Quote all lines below exactly. Images stay out.

[Begin Recorded information]

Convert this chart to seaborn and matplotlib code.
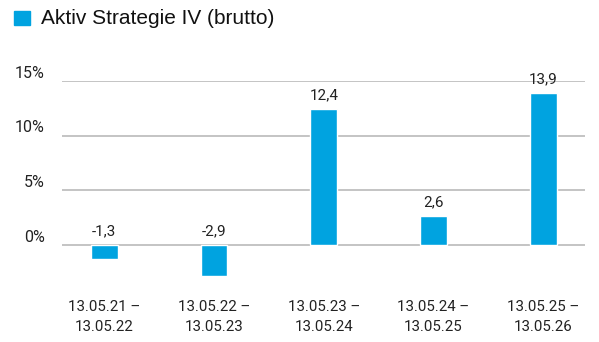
import matplotlib
matplotlib.use("Agg")
import matplotlib.pyplot as plt
import seaborn as sns
import pandas as pd

periods = ["13.05.21 –\n13.05.22", "13.05.22 –\n13.05.23", "13.05.23 –\n13.05.24",
           "13.05.24 –\n13.05.25", "13.05.25 –\n13.05.26"]
returns = [-1.3, -2.9, 12.4, 2.6, 13.9]
y_ticks = [0, 5, 10, 15]
series_name = "Aktiv Strategie IV (brutto)"

bar_color = "#00a3e0"
df = pd.DataFrame({"period": periods, "value": returns})

sns.set_style("white")
plt.rcParams["font.family"] = ["Roboto", "DejaVu Sans"]

fig = plt.figure(figsize=(5.99, 3.42), dpi=100)
ax = fig.add_axes([62 / 599, 1 - 283 / 342, (585 - 62) / 599, (283 - 81) / 342])

sns.barplot(data=df, x="period", y="value", color=bar_color, width=0.245,
            saturation=1, ax=ax)

ax.set_xlim(-0.385, 4.38)
ax.set_ylim(-3.5, 15)
ax.set_yticks(y_ticks)
ax.set_yticklabels([])
for t in y_ticks:
    ax.axhline(t, color="#c4c4c4", lw=1.4, zorder=0)
    ax.annotate(f"{t}%", xy=(0, t), xycoords=("axes fraction", "data"),
                xytext=(-12.5, 5.5), textcoords="offset points", ha="right", va="center",
                fontsize=11.5, color="#222222")

for i, v in enumerate(returns):
    base = max(v, 0)
    ax.annotate(f"{v:.1f}".replace(".", ","), xy=(i, base), xytext=(0, 10),
                textcoords="offset points", ha="center", va="center",
                fontsize=11, color="#222222")

ax.set_xlabel("")
ax.set_ylabel("")
ax.tick_params(axis="x", length=0, pad=12, labelsize=10.8, labelcolor="#222222")
ax.tick_params(axis="y", length=0)
for lab in ax.get_xticklabels():
    lab.set_multialignment("center")
    lab.set_linespacing(1.6)
for s in ax.spines.values():
    s.set_visible(False)

fig.patches.append(plt.Rectangle((14 / 599, 1 - 25 / 342), 16 / 599, 14 / 342,
                                 transform=fig.transFigure, color=bar_color))
fig.text(41 / 599, 1 - 18 / 342, series_name, fontsize=15, va="center", ha="left",
         family=["Liberation Sans", "DejaVu Sans"], color="#111111")

fig.savefig("out.png", dpi=100, facecolor="white")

[End Recorded information]

• Final result:
Convert this chart to seaborn and matplotlib code.
import matplotlib
matplotlib.use("Agg")
import matplotlib.pyplot as plt
import seaborn as sns
import pandas as pd

periods = ["13.05.21 –\n13.05.22", "13.05.22 –\n13.05.23", "13.05.23 –\n13.05.24",
           "13.05.24 –\n13.05.25", "13.05.25 –\n13.05.26"]
returns = [-1.3, -2.9, 12.4, 2.6, 13.9]
y_ticks = [0, 5, 10, 15]
series_name = "Aktiv Strategie IV (brutto)"

bar_color = "#00a3e0"
df = pd.DataFrame({"period": periods, "value": returns})

sns.set_style("white")
plt.rcParams["font.family"] = ["Roboto", "DejaVu Sans"]

fig = plt.figure(figsize=(5.99, 3.42), dpi=100)
ax = fig.add_axes([62 / 599, 1 - 283 / 342, (585 - 62) / 599, (283 - 81) / 342])

sns.barplot(data=df, x="period", y="value", color=bar_color, width=0.245,
            saturation=1, ax=ax)

ax.set_xlim(-0.385, 4.38)
ax.set_ylim(-3.5, 15)
ax.set_yticks(y_ticks)
ax.set_yticklabels([])
for t in y_ticks:
    ax.axhline(t, color="#c4c4c4", lw=1.4, zorder=0)
    ax.annotate(f"{t}%", xy=(0, t), xycoords=("axes fraction", "data"),
                xytext=(-12.5, 5.5), textcoords="offset points", ha="right", va="center",
                fontsize=11.5, color="#222222")

for i, v in enumerate(returns):
    base = max(v, 0)
    ax.annotate(f"{v:.1f}".replace(".", ","), xy=(i, base), xytext=(0, 10),
                textcoords="offset points", ha="center", va="center",
                fontsize=11, color="#222222")

ax.set_xlabel("")
ax.set_ylabel("")
ax.tick_params(axis="x", length=0, pad=12, labelsize=10.8, labelcolor="#222222")
ax.tick_params(axis="y", length=0)
for lab in ax.get_xticklabels():
    lab.set_multialignment("center")
    lab.set_linespacing(1.6)
for s in ax.spines.values():
    s.set_visible(False)

fig.patches.append(plt.Rectangle((14 / 599, 1 - 25 / 342), 16 / 599, 14 / 342,
                                 transform=fig.transFigure, color=bar_color))
fig.text(41 / 599, 1 - 18 / 342, series_name, fontsize=15, va="center", ha="left",
         family=["Liberation Sans", "DejaVu Sans"], color="#111111")

fig.savefig("out.png", dpi=100, facecolor="white")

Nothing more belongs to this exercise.